--- Prompt ---
Check each line of the listing below for the string "chart", and give only how many lines hold it.

• • •

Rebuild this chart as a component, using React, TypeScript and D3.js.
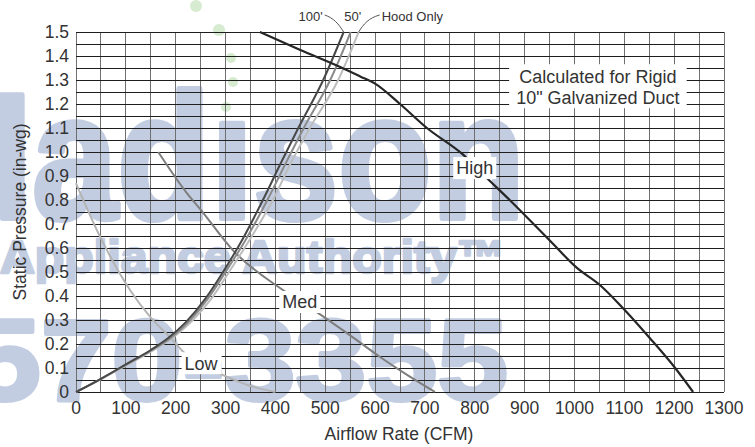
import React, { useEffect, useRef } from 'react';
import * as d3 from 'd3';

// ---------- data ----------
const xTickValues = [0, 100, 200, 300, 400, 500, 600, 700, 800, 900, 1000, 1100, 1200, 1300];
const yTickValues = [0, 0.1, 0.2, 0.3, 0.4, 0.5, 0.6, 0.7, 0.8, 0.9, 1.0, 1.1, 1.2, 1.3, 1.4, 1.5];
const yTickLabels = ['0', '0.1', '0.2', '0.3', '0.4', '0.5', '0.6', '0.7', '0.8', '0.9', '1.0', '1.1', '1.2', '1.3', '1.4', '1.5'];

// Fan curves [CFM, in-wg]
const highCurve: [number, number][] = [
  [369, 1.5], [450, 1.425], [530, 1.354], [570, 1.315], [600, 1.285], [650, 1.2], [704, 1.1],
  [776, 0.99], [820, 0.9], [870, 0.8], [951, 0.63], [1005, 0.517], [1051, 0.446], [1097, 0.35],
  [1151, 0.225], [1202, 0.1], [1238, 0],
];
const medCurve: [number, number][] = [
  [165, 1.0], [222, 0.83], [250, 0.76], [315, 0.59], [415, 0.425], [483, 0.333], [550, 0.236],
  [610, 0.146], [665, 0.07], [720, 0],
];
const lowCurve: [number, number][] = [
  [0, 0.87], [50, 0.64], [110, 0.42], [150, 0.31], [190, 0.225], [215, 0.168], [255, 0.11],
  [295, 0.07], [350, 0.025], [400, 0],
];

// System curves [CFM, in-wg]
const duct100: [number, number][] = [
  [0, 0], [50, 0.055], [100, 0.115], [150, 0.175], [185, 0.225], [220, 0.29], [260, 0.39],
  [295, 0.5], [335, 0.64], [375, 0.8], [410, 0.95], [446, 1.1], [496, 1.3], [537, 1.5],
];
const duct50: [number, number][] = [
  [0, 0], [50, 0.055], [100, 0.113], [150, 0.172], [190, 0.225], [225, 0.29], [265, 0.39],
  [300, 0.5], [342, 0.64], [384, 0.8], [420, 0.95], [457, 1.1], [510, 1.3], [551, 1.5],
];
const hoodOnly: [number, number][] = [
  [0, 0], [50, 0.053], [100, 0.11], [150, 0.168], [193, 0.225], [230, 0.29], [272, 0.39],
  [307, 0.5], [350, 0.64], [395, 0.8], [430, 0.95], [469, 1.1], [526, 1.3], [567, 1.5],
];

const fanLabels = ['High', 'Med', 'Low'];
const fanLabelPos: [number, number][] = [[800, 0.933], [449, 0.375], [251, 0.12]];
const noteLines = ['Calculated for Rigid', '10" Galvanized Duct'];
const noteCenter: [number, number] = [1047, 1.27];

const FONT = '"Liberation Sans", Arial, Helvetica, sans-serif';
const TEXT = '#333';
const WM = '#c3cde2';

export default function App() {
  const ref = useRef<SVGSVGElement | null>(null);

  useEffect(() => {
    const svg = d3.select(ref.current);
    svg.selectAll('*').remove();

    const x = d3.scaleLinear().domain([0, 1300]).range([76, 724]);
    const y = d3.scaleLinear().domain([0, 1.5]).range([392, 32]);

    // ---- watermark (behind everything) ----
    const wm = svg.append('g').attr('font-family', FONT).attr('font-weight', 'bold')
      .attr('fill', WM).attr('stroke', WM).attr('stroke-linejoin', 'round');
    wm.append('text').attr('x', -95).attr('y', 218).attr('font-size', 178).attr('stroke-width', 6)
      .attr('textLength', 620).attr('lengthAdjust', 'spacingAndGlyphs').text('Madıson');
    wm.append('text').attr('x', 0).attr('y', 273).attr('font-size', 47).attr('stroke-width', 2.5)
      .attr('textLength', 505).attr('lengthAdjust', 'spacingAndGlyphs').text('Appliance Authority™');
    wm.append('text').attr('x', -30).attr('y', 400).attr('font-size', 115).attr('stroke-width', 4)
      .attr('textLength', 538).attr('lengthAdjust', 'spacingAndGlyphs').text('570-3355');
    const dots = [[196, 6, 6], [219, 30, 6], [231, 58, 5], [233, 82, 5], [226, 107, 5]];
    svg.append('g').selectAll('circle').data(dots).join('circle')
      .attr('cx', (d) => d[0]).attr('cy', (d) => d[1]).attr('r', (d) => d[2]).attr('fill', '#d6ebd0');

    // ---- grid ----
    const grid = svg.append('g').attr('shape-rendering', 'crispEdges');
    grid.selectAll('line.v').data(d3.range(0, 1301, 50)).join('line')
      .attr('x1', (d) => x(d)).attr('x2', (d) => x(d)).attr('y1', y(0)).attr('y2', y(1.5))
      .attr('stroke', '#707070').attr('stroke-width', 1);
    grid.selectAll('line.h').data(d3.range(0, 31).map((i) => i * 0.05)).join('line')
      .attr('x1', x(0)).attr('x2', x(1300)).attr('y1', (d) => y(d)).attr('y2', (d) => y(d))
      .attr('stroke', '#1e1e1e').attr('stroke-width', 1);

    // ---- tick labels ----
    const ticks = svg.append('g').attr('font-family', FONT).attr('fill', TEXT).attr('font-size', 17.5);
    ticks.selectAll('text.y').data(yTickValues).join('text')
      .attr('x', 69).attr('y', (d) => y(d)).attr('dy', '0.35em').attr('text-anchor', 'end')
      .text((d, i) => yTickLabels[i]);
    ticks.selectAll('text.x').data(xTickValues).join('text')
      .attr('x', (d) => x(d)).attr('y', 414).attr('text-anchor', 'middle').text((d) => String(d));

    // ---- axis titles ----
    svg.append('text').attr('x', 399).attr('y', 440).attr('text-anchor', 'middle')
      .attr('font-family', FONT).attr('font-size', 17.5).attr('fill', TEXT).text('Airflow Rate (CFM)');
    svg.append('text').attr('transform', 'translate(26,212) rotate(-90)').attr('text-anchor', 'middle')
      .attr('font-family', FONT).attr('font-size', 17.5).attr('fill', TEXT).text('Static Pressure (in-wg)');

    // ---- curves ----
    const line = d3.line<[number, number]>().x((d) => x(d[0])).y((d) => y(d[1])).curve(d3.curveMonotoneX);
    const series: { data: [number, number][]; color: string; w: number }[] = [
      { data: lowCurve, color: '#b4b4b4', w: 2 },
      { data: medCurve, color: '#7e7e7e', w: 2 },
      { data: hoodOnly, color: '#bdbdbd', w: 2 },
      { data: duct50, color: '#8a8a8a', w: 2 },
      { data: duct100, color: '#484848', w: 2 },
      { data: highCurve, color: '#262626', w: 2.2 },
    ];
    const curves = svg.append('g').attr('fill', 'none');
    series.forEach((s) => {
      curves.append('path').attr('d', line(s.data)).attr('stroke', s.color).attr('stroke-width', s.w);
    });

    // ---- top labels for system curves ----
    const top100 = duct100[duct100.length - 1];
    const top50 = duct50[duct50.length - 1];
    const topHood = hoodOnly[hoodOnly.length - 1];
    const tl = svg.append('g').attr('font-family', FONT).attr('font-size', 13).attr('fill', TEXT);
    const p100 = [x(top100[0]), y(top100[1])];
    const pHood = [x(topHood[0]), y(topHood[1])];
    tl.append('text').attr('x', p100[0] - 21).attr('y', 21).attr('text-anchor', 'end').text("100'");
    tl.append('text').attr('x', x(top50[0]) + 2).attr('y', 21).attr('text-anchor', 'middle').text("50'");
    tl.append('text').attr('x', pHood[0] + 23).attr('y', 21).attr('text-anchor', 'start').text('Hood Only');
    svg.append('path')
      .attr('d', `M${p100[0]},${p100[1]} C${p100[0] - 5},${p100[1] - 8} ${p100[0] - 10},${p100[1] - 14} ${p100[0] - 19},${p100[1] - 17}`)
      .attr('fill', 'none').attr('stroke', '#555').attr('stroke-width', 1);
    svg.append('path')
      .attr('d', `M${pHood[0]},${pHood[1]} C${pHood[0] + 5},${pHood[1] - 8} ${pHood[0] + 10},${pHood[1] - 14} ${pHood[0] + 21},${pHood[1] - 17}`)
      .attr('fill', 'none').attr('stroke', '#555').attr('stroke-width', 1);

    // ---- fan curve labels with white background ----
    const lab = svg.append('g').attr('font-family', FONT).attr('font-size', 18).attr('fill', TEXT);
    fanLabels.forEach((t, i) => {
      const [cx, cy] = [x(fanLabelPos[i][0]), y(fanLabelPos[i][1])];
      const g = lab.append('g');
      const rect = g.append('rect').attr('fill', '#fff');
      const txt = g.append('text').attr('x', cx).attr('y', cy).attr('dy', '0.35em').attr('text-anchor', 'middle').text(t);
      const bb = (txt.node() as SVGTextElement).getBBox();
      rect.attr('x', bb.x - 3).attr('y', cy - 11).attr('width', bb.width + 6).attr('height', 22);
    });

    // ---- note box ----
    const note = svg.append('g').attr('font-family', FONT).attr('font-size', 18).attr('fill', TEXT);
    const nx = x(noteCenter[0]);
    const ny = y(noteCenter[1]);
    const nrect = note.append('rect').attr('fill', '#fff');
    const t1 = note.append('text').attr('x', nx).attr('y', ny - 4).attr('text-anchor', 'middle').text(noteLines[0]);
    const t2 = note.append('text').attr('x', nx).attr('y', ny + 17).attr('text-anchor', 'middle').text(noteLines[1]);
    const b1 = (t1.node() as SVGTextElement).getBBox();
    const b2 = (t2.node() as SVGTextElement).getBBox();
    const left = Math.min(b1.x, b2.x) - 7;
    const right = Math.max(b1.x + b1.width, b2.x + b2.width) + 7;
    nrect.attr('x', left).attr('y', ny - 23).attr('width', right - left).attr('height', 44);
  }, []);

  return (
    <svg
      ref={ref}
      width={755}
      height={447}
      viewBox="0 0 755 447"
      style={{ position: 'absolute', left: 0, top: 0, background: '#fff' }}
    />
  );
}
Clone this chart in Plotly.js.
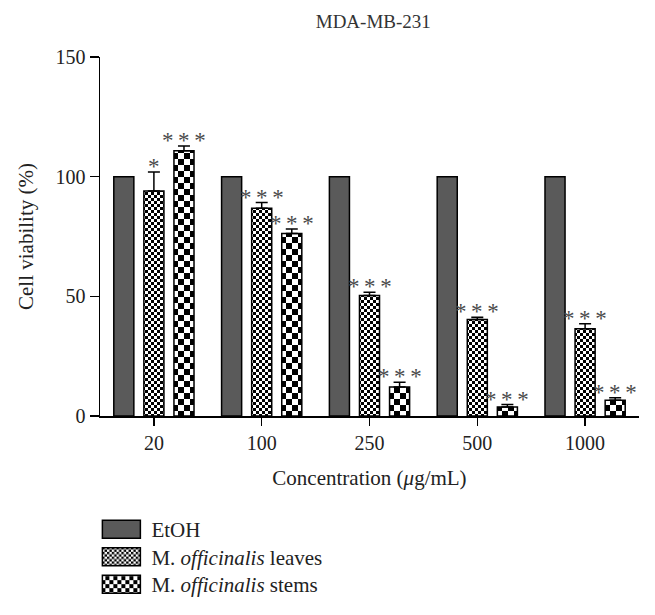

• • •

--- Finished exercise ---
2